Pour la metteuse en scène Caroline Guiela Nguyen, à la tête du Théâtre national de Strasbourg (TNS) depuis un an, on ne peut pas décemment s’intéresser à la composition d’une salle, si on ne se questionne pas sur la diversité sur le plateau et dans les écoles de théâtre. «J’ai besoin de corps, de visages, de trajectoires de vie très différents. Les tout premiers moments de répétitions sont rarement fluides car il nous faut construire cet objet commun qu’est la pièce, alors même que les membres du groupe ne se seraient jamais rencontrés sans elle.» C’est l’ancrage précis et singulier de ses récits qui assurent leur portée «populaire». A ses débuts, il y a une quinzaine d’années, se souvient-elle, «la notion de théâtre populaire était entachée de suspicion, tout comme de s’interroger sur l’adresse des spectacles». Aujourd’hui, c’est une question qu’elle pose d’emblée aux artistes : «Qui souhaiteriez-vous voir absolument dans la salle ?» Quitte à aller chercher la part de ce public manquant, non pas en autobus comme le faisait Vilar à la sortie des usines dans les années 50, mais partout dans la ville, afin, et c’est la grande différence avec l’époque vilarienne, qu’il enrichisse aussi de son expérience ce qui est montré. Hatice Ozer, qui a créé au TNS le Chant du père avec son propre père immigré turc ouvrier et chanteur, a ainsi fait le tour des kebabs à Strasbourg pour qu’il y ait des personnes qui parlent turc dans la salle. L’une des pistes de la directrice du TNS afin que chacun puisse se sentir à sa place «dans l’établissement public à visée républicaine qu’est le théâtre», est notamment «qu’on puisse parler sur scène le turc, le kurde, le vietnamien, l’arabe». Encore faut-il disposer du budget pour sous-titrer les spectacles. Un autre levier est la durée des séries. «C’est l’une des raisons qui m’ont fait postuler au TNS : les spectacles y sont joués longtemps. Les salles bougent beaucoup dès lors qu’un bouche à oreille peut s’instaurer.»
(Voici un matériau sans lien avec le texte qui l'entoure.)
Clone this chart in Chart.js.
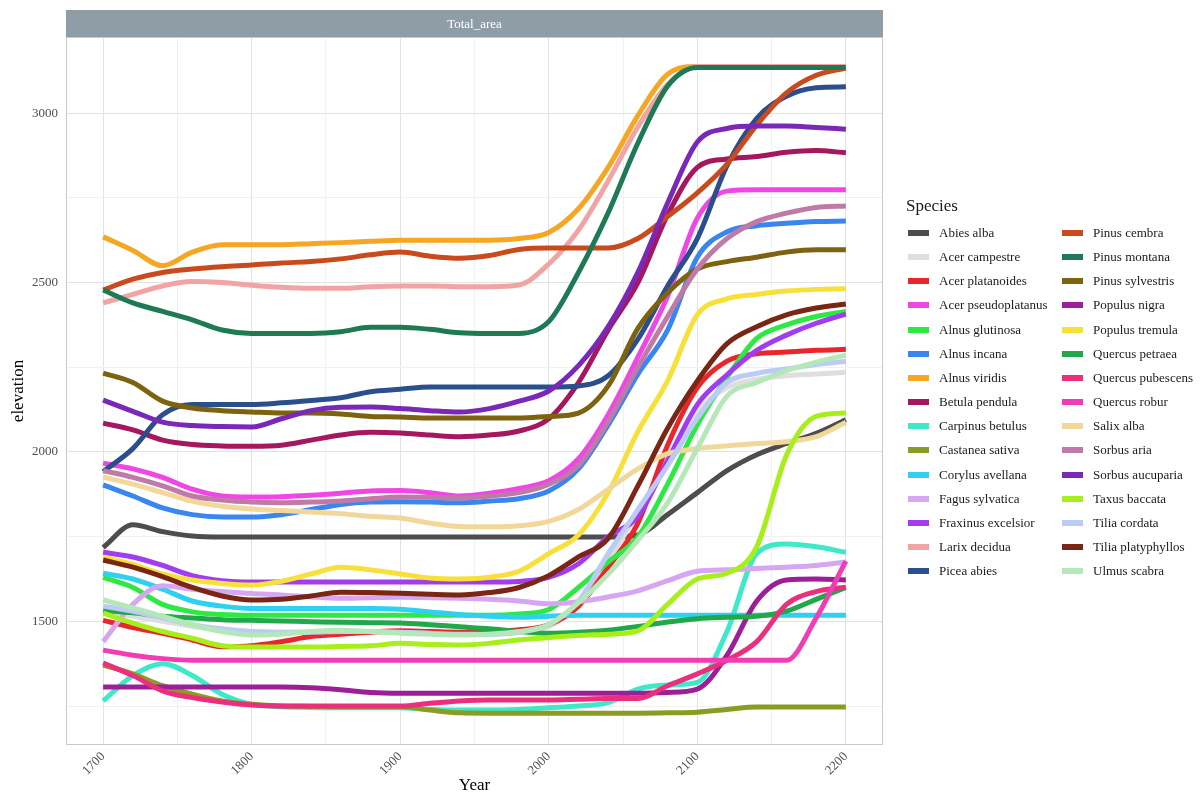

On le voit, pour les artistes et les directions, le théâtre populaire n’est pas une forme dégradée ou moins exigeante à laquelle s’opposerait «la Culture». A l’inverse, des formes dites populaires comme le stand-up se théâtralisent à vitesse grand V. En témoigne Cécile, mise en scène de Marion Duval avec Cécile Laporte, performance inclassable de trois heures, invitée par le Festival d’automne et largement diffusée dans le circuit des scènes publiques cette saison. Le montrent aussi nombre de bals menés par des artistes et sur des thématiques spécifiques qui allient savoirs traditionnels et invitations chorégraphiques. Evidemment, plus le lieu du bal s’inscrit dans la mémoire des habitants, plus le bal a des chances d’être ouvert à tous et le théâtre de devenir réellement un lieu populaire. C’est le cas à Clermont-Ferrand où une partie du bâtiment du théâtre a été érigée juste après le confinement à la place de l’ancienne gare routière, ô combien fréquentée. Sous l’égide de Céline Bréant, la programmation POP, acronyme de «Projet ouvert aux populations», peut donc espérer s’incarner et revendiquer un caractère véritablement «populaire» sans pour autant multiplier les têtes d’affiche. A la tête de l’emblématique MC93 à Bobigny, Hortense Archambault, elle aussi, distingue la popularité de la notoriété. «Si être populaire, c’est être connu, le théâtre ne peut l’être, il n’est pas un art de masse. Si on estime que cela signifie travailler à rendre le théâtre accessible en pratiquant des prix très bas, en assurant des médiations, en mettant le public à l’aise, en proposant des sujets contemporains, alors la MC93 l’est.» Aujourd’hui, le public de la MC93 est constitué à 60% d’habitants de Bobigny. Hortense Archambault parle également d’irremplaçable pour qualifier ce que permet le théâtre. Encore faut-il avoir envie de se déplacer pour voir ce qu’on ne connaît pas déjà, et accepter d’éprouver l’effroi de l’incertitude. Serait-ce la raison pour laquelle les femmes et hommes politiques sont si rares à se rendre au théâtre ? Ça n’aurait aucune espère d’importance, si comme nous le disait le comédien Nicolas Bouchaud, ils ne perdaient toute idée de l’utilité du théâtre «service public».

(1) Quand l’art chasse le populaire. Sociohistoire du théâtre public depuis 1945(Agone, «L’Ordre des choses», 2023).